start Data extract

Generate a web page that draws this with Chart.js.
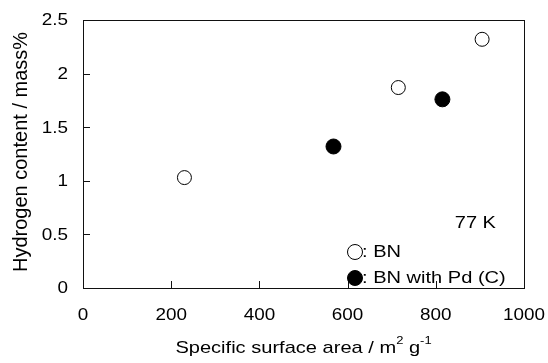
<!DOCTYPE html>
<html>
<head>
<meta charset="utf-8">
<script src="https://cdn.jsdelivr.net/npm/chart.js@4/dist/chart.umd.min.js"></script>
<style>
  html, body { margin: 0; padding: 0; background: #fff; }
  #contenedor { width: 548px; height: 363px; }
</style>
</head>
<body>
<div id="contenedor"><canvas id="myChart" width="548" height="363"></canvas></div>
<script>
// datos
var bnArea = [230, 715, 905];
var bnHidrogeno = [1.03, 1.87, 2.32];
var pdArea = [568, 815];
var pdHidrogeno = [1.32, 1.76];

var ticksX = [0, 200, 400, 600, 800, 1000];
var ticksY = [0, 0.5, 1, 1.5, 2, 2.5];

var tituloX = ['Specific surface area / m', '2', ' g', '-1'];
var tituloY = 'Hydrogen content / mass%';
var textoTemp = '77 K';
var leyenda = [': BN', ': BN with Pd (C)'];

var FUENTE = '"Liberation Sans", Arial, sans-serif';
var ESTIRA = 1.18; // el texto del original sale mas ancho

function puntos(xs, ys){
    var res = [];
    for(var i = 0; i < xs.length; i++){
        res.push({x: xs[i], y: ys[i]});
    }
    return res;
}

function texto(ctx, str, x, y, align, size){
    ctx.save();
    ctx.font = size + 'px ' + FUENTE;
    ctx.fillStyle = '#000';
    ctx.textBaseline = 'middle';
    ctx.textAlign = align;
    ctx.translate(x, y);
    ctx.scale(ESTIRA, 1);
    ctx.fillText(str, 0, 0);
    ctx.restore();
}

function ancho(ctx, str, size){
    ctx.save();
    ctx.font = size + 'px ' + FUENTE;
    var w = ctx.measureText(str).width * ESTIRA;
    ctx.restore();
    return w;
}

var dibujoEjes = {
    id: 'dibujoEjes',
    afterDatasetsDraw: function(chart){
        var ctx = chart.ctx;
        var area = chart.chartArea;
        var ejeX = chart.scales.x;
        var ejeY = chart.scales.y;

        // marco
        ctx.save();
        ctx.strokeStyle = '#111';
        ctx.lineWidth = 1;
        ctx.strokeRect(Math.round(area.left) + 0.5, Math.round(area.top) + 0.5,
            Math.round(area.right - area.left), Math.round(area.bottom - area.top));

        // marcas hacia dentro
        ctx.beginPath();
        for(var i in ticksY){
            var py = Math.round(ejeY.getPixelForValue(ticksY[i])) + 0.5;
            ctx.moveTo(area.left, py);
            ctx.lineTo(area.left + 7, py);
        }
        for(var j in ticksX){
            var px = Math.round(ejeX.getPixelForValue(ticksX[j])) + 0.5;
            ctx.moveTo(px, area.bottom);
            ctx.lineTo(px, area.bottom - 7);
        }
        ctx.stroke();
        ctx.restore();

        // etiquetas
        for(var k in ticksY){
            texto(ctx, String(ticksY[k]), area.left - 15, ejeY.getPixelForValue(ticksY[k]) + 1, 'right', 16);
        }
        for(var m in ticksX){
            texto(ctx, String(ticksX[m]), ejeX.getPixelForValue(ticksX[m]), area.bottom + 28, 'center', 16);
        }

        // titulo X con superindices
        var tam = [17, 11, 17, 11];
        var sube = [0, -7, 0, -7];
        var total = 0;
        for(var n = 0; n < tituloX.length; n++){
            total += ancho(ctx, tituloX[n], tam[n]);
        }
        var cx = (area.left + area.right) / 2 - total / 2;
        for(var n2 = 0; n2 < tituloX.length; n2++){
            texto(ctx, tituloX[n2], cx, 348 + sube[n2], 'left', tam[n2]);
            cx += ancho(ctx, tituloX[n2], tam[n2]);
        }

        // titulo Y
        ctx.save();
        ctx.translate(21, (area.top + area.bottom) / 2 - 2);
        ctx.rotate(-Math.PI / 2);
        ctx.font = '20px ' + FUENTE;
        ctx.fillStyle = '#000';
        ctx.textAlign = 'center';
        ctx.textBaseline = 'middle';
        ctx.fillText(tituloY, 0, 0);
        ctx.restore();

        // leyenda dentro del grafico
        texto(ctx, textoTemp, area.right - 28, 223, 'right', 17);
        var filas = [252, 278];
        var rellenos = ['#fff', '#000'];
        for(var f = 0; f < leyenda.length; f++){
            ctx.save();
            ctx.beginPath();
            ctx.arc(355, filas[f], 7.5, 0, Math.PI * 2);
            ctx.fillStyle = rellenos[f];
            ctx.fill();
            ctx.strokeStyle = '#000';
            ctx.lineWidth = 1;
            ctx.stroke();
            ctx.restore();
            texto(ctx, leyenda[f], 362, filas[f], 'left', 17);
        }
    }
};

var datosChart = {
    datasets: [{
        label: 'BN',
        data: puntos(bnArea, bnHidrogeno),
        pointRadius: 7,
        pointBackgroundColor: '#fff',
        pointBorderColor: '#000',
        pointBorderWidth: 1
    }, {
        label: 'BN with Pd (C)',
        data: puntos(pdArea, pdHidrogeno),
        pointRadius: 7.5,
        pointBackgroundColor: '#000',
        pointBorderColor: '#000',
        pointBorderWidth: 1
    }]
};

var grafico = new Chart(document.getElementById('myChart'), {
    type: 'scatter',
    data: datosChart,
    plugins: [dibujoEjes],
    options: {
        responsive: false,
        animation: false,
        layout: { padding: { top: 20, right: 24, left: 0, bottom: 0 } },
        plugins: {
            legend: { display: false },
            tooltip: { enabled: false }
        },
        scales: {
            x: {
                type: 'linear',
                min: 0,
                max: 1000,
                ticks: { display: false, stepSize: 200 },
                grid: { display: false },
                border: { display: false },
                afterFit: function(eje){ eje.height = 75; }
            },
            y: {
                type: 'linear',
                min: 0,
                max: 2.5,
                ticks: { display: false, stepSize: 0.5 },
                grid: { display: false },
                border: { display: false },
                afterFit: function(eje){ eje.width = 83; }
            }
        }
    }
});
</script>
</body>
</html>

end Data extract

Copy every line of the data that holds the string "with".

Generate a web page that draws this with Chart.js.
var leyenda = [': BN', ': BN with Pd (C)'];
        label: 'BN with Pd (C)',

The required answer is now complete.